Boutella’s own love of monster movies wasn’t enough for the actor, however, who researched extensively Ancient Egyptian culture so that she could fully understand how a woman like Ahmanet, though fictionalised, would have lived and functioned. She’s a villain, but a victim. A monster, but also a woman wronged. Boutella sees her actions through the prism of, as her character even offers in the film, “different times”.
“The stakes were much higher,” she explains. “If you said something, you meant truly what you said. We live on a different frequency than they did. They wanted to look like gods, they wanted to become gods, everything meant something far more profound than what meets the eye.”
Her understanding of the character, too, was rooted in Boutella’s own past. She originally started out life as a dancer, joining Madonna and Rihanna on tour before her breakout role in StreetDance 2, and it’s something she believes has made her more perceptive of physicality in performance. She notes, “When people walk in a room, the way they sit or they talk, that itself tells me a story.”

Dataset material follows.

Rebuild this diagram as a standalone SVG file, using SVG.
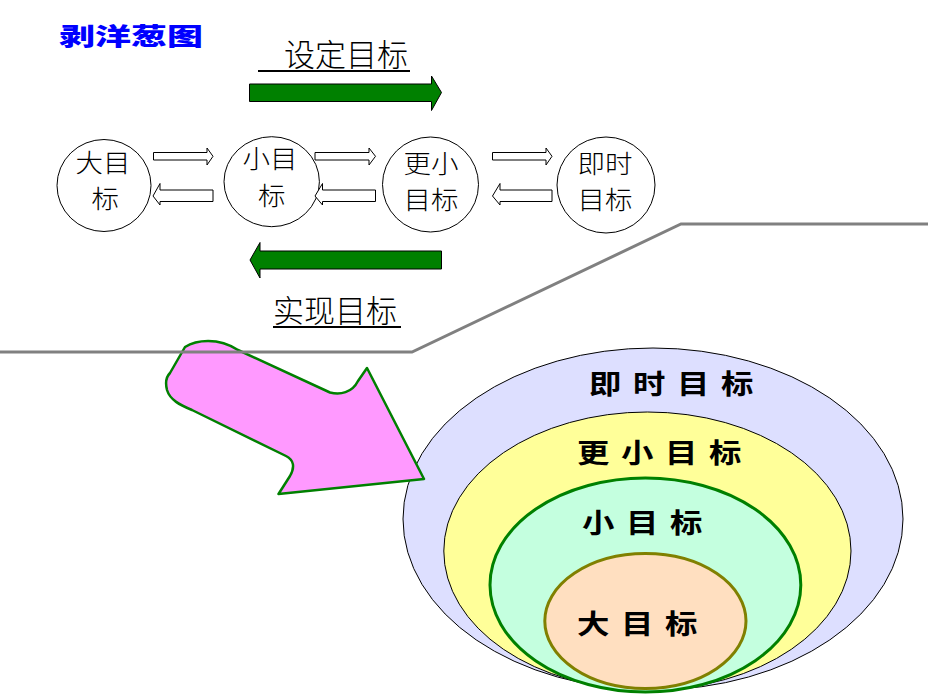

“I wanted to find her size,” she says of Ahmanet. “Because, even though she never became pharaoh, she very much carries herself like one. And thinks she’s a queen. Which she is, you know? She has that sort of power and strength, so I wanted to find that kind of size and that kind of physicality.”
It’s that attention to detail in bringing a character to life that has made Boutella one of the fastest rising stars in action cinema, catapulting her into popularity after a scene-stealing turn as Kingsman: The Secret Service’s Gazelle, the lethal henchwoman who swapped her prosthetic legs for razor-sharp blades, and as the newest addition to Starfleet Academy, Jaylah, in last year’s Star Trek Beyond.
Yet, as Boutella confesses, “I don’t necessarily want to be defined as an action star. I love movies, and my movie culture, luckily because of my parents and my family, is quite obscure and independent. That’s why I grew up watching The Mummy movies, and I grew up watching Wim Wenders’ films and [Pedro] Almodovar’s movies.”
“I think Matthew Vaughn gave me an incredible opportunity with Kingsman. I’m a dancer. I used to dance. I’m not a stunt girl. I had to learn for Kingsman, and I think the movie had an impact in that way where people saw me and thought I can do action. Which I can, I can learn.”
“I’ve been lucky so far because I’ve been reading material that I love. That’s why I did Star Trek and now The Mummy, but I don’t go towards projects because they are action. I just fall in love with scripts. I want to fall in love with the story,” she adds, mentioning her work in independent projects Tiger Raid, Jet Rush, and the upcoming Atomic Blonde; the latter sees her star across from Charlize Theron in a visually resplendent spy film, with John Wick’s co-director David Leitch adapting the graphic novel The Coldest City for the big screen.
“It’s a fun one,” Boutella enthuses. “You’ll have a fun ride. It’s a wall-to-wall music film, it’s colourful, it’s an interesting spy film. And Charlize is badass in it. She’s so good. You’ll see, she’s phenomenal. I can’t wait for people to see it.”